The Fact of Feeling in Robert Frost’s ‘Directive’
Robert Frost once described his initial joy in making a poem as “the surprise of remembering something I didn’t know I knew.” As a method of getting at the truth, poetry has no claims to scientific rigor—and that’s not why I read it. Rather, I think of poetry as the fact of feeling: what happens when experience transcends received forms of knowledge. Much of the pleasure I take in reading poetry is discovering, through the beauty of language, human truths that I feel but cannot utter.
Such is the case with Frost’s “Directive,” which I love for its depiction of a grief so enormous and incomprehensible that it can only be understood through the story the speaker tells. It’s a story of the impossibility of wholeness and the inevitability of loss—of how humans’ carefully built structures of order and meaning must give way to the indifferent natural laws of death, erosion, and decay:
The height of the adventure is the height
Of country where two village cultures faded
Into each other. Both of them are lost.
And if you’re lost enough to find yourself
By now, pull in your ladder road behind you
And put a sign up CLOSED to all but me.
Then make yourself at home. The only field
Now left’s no bigger than a harness gall.

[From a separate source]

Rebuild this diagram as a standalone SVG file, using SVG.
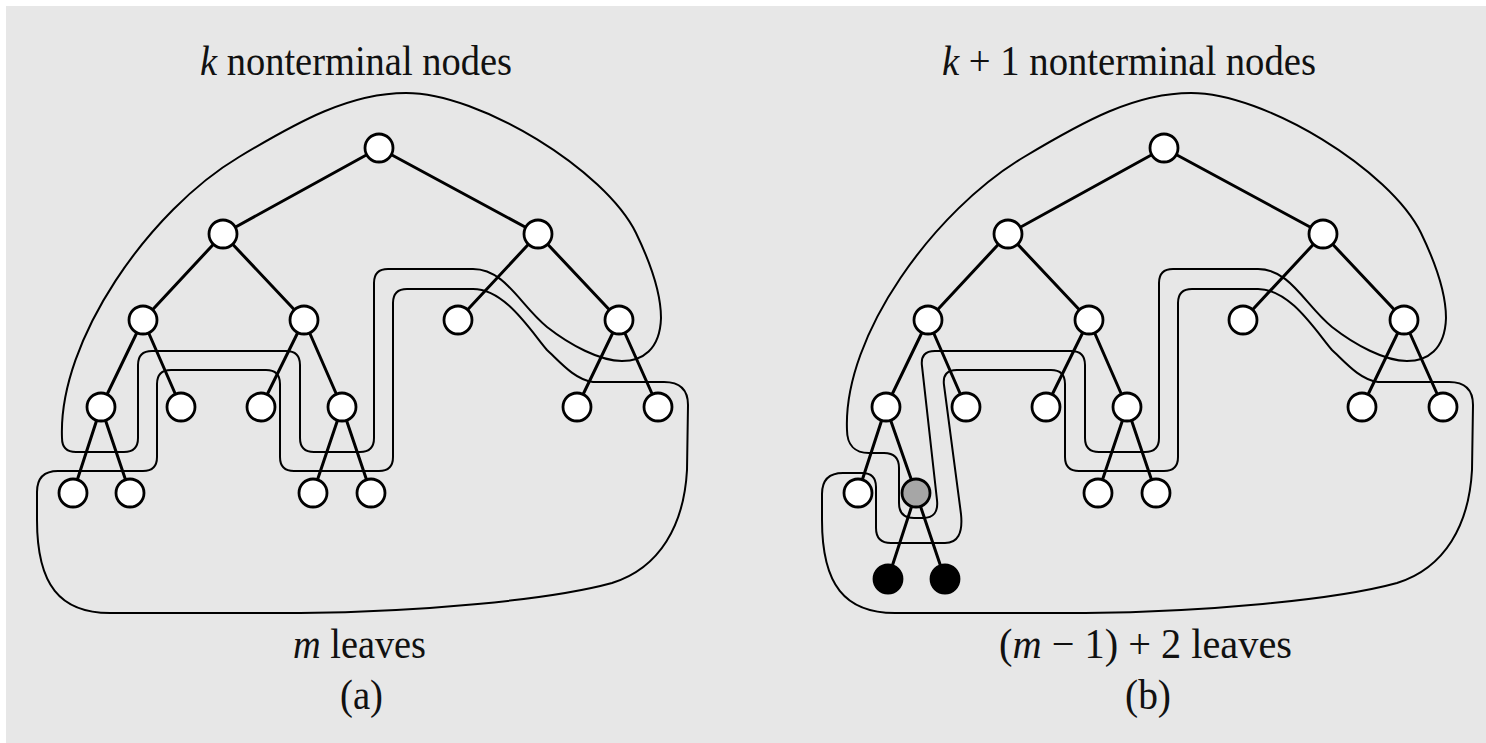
<svg xmlns="http://www.w3.org/2000/svg" width="1486" height="743" viewBox="0 0 1486 743">
  <style>
    .region { fill: none; stroke: #000; stroke-width: 2; }
    .edge { stroke: #000; stroke-width: 3; stroke-linecap: round; }
    .node { fill: #fff; stroke: #000; stroke-width: 2.8; }
    .grey { fill: #a6a6a6; }
    .black { fill: #000; }
    .label { font-family: "Liberation Serif", "Times New Roman", serif; font-size: 42px; fill: #111; }
    .it { font-style: italic; }
  </style>

  <!-- page background with thin white margin top/left -->
  <rect x="0" y="0" width="1486" height="743" fill="#fff"/>
  <rect x="6" y="6" width="1480" height="737" fill="#e7e7e7"/>

  <!-- ===== Panel (a) ===== -->
  <g id="panel-a">
    <g id="a-regions">
      <!-- outline around the nonterminal nodes -->
      <path class="region" d="M 62,438 C 58,340 150,210 239,157 C 299,121 350,93 406,93 C 480,93 605,170 636,233 C 651,264 661,292 661,318 C 660,350 642,361 622,361 C 600,361 570,345 547,327 C 520,305 505,269 473,269 L 388,269 Q 374,269 374,283 L 374,438 Q 374,452 360,452 L 314,452 Q 300,452 300,438 L 300,365 Q 300,351 286,351 L 152,351 Q 138,351 138,365 L 138,438 Q 138,452 124,452 L 76,452 Q 62,452 62,438 Z"/>
      <!-- outline around the leaves -->
      <path class="region" d="M 473,289 L 407,289 Q 393,289 393,303 L 393,457 Q 393,471 379,471 L 294,471 Q 280,471 280,457 L 280,384 Q 280,370 266,370 L 171,370 Q 157,370 157,384 L 157,457 Q 157,471 143,471 L 58,471 Q 37,471 37,492 L 37,520 C 37,585 60,613 110,613 L 300,613 C 420,612 550,600 612,583 C 660,568 684,525 687,470 L 688,405 Q 688,382 664,382 L 593,382 C 575,380 560,362 547,350 C 530,330 505,289 473,289 Z"/>
    </g>

    <g id="a-connectors">
      <line class="edge" x1="379" y1="148" x2="223" y2="234"/>
      <line class="edge" x1="379" y1="148" x2="538" y2="234"/>
      <line class="edge" x1="223" y1="234" x2="143" y2="320"/>
      <line class="edge" x1="223" y1="234" x2="304" y2="320"/>
      <line class="edge" x1="538" y1="234" x2="458" y2="320"/>
      <line class="edge" x1="538" y1="234" x2="619" y2="320"/>
      <line class="edge" x1="143" y1="320" x2="101" y2="407"/>
      <line class="edge" x1="143" y1="320" x2="181" y2="407"/>
      <line class="edge" x1="304" y1="320" x2="261" y2="407"/>
      <line class="edge" x1="304" y1="320" x2="342" y2="407"/>
      <line class="edge" x1="619" y1="320" x2="577" y2="407"/>
      <line class="edge" x1="619" y1="320" x2="658" y2="407"/>
      <line class="edge" x1="101" y1="407" x2="73" y2="493"/>
      <line class="edge" x1="101" y1="407" x2="130" y2="493"/>
      <line class="edge" x1="342" y1="407" x2="313" y2="493"/>
      <line class="edge" x1="342" y1="407" x2="371" y2="493"/>
    </g>

    <g id="a-root"><circle class="node" cx="379" cy="148" r="14"/></g>
    <g id="a-l"><circle class="node" cx="223" cy="234" r="14"/></g>
    <g id="a-r"><circle class="node" cx="538" cy="234" r="14"/></g>
    <g id="a-ll"><circle class="node" cx="143" cy="320" r="14"/></g>
    <g id="a-lr"><circle class="node" cx="304" cy="320" r="14"/></g>
    <g id="a-rl"><circle class="node" cx="458" cy="320" r="14"/></g>
    <g id="a-rr"><circle class="node" cx="619" cy="320" r="14"/></g>
    <g id="a-lll"><circle class="node" cx="101" cy="407" r="14"/></g>
    <g id="a-llr"><circle class="node" cx="181" cy="407" r="14"/></g>
    <g id="a-lrl"><circle class="node" cx="261" cy="407" r="14"/></g>
    <g id="a-lrr"><circle class="node" cx="342" cy="407" r="14"/></g>
    <g id="a-rrl"><circle class="node" cx="577" cy="407" r="14"/></g>
    <g id="a-rrr"><circle class="node" cx="658" cy="407" r="14"/></g>
    <g id="a-llll"><circle class="node" cx="73" cy="493" r="14"/></g>
    <g id="a-lllr"><circle class="node" cx="130" cy="493" r="14"/></g>
    <g id="a-lrrl"><circle class="node" cx="313" cy="493" r="14"/></g>
    <g id="a-lrrr"><circle class="node" cx="371" cy="493" r="14"/></g>

    <text class="label" x="200" y="75" textLength="312" lengthAdjust="spacingAndGlyphs"><tspan class="it">k</tspan> nonterminal nodes</text>
    <text class="label" x="293" y="658" textLength="133" lengthAdjust="spacingAndGlyphs"><tspan class="it">m</tspan> leaves</text>
    <text class="label" x="340" y="709" textLength="43" lengthAdjust="spacingAndGlyphs">(a)</text>
  </g>

  <!-- ===== Panel (b): same tree, one leaf expanded ===== -->
  <g id="panel-b" transform="translate(785,0)">
    <g id="b-regions">
      <path class="region" d="M 62,430 C 58,335 150,210 239,157 C 299,121 350,93 406,93 C 480,93 605,170 636,233 C 651,264 661,292 661,318 C 660,350 642,361 622,361 C 600,361 570,345 547,327 C 520,305 505,269 473,269 L 388,269 Q 374,269 374,283 L 374,438 Q 374,452 360,452 L 314,452 Q 300,452 300,438 L 300,365 Q 300,351 286,351 L 150,351 Q 135,351 137,366 L 152,500 Q 154,518 138,518 L 129,518 Q 114,518 114,503 L 114,468 Q 114,453 99,453 L 84,453 C 70,453 62,445 62,430 Z"/>
      <path class="region" d="M 473,289 L 407,289 Q 393,289 393,303 L 393,457 Q 393,471 379,471 L 294,471 Q 280,471 280,457 L 280,384 Q 280,370 266,370 L 172,370 Q 157,370 159,385 L 176,514 Q 179,543 160,543 L 106,543 Q 91,543 91,528 L 91,487 Q 91,473 77,473 L 58,473 Q 37,473 37,494 L 37,520 C 37,585 60,613 110,613 L 300,613 C 420,612 550,600 612,583 C 660,568 684,525 687,470 L 688,405 Q 688,382 664,382 L 593,382 C 575,380 560,362 547,350 C 530,330 505,289 473,289 Z"/>
    </g>

    <g id="b-connectors">
      <line class="edge" x1="379" y1="148" x2="223" y2="234"/>
      <line class="edge" x1="379" y1="148" x2="538" y2="234"/>
      <line class="edge" x1="223" y1="234" x2="143" y2="320"/>
      <line class="edge" x1="223" y1="234" x2="304" y2="320"/>
      <line class="edge" x1="538" y1="234" x2="458" y2="320"/>
      <line class="edge" x1="538" y1="234" x2="619" y2="320"/>
      <line class="edge" x1="143" y1="320" x2="101" y2="407"/>
      <line class="edge" x1="143" y1="320" x2="181" y2="407"/>
      <line class="edge" x1="304" y1="320" x2="261" y2="407"/>
      <line class="edge" x1="304" y1="320" x2="342" y2="407"/>
      <line class="edge" x1="619" y1="320" x2="577" y2="407"/>
      <line class="edge" x1="619" y1="320" x2="658" y2="407"/>
      <line class="edge" x1="101" y1="407" x2="73" y2="493"/>
      <line class="edge" x1="101" y1="407" x2="131" y2="493"/>
      <line class="edge" x1="342" y1="407" x2="313" y2="493"/>
      <line class="edge" x1="342" y1="407" x2="371" y2="493"/>
      <line class="edge" x1="131" y1="493" x2="103" y2="579"/>
      <line class="edge" x1="131" y1="493" x2="160" y2="579"/>
    </g>

    <g id="b-root"><circle class="node" cx="379" cy="148" r="14"/></g>
    <g id="b-l"><circle class="node" cx="223" cy="234" r="14"/></g>
    <g id="b-r"><circle class="node" cx="538" cy="234" r="14"/></g>
    <g id="b-ll"><circle class="node" cx="143" cy="320" r="14"/></g>
    <g id="b-lr"><circle class="node" cx="304" cy="320" r="14"/></g>
    <g id="b-rl"><circle class="node" cx="458" cy="320" r="14"/></g>
    <g id="b-rr"><circle class="node" cx="619" cy="320" r="14"/></g>
    <g id="b-lll"><circle class="node" cx="101" cy="407" r="14"/></g>
    <g id="b-llr"><circle class="node" cx="181" cy="407" r="14"/></g>
    <g id="b-lrl"><circle class="node" cx="261" cy="407" r="14"/></g>
    <g id="b-lrr"><circle class="node" cx="342" cy="407" r="14"/></g>
    <g id="b-rrl"><circle class="node" cx="577" cy="407" r="14"/></g>
    <g id="b-rrr"><circle class="node" cx="658" cy="407" r="14"/></g>
    <g id="b-llll"><circle class="node" cx="73" cy="493" r="14"/></g>
    <g id="b-lllr"><circle class="node grey" cx="131" cy="493" r="14"/></g>
    <g id="b-lrrl"><circle class="node" cx="313" cy="493" r="14"/></g>
    <g id="b-lrrr"><circle class="node" cx="371" cy="493" r="14"/></g>
    <g id="b-new-left"><circle class="node black" cx="103" cy="579" r="14"/></g>
    <g id="b-new-right"><circle class="node black" cx="160" cy="579" r="14"/></g>

    <text class="label" x="157" y="75" textLength="374" lengthAdjust="spacingAndGlyphs"><tspan class="it">k</tspan> + 1 nonterminal nodes</text>
    <text class="label" x="214" y="658" textLength="293" lengthAdjust="spacingAndGlyphs">(<tspan class="it">m</tspan> −  1) +  2 leaves</text>
    <text class="label" x="340" y="709" textLength="46" lengthAdjust="spacingAndGlyphs">(b)</text>
  </g>
</svg>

First there’s the children’s house of make-believe,
Some shattered dishes underneath a pine,
The playthings in the playhouse of the children.
Weep for what little things could make them glad.
Then for the house that is no more a house,
But only a belilaced cellar hole,
Now slowly closing like a dent in dough.
The literary critic Randall Jarrell once said that “Directive” is a poem that’s “hard to understand, but easy to love.” By the poem’s end, I always emerge dazed by its immensity, lost in the landscape of a grief littered with the tender remains of the poem’s many broken things.
If there’s any such thing as an actual directive in the poem, I’d argue it’s this: to recognize that in the end we are not wholly alone, even though we are not whole. Like the children in the playhouse, we too have our own tender little things in the clarifying solace of poetry, if only we raise our broken goblets and believe:
I have kept hidden in the instep arch
Of an old cedar at the waterside
A broken drinking goblet like the Grail
Under a spell so the wrong ones can’t find it,
So can’t get saved, as Saint Mark says they mustn’t.
(I stole the goblet from the children’s playhouse.)
Here are your waters and your watering place.
Drink and be whole again beyond confusion.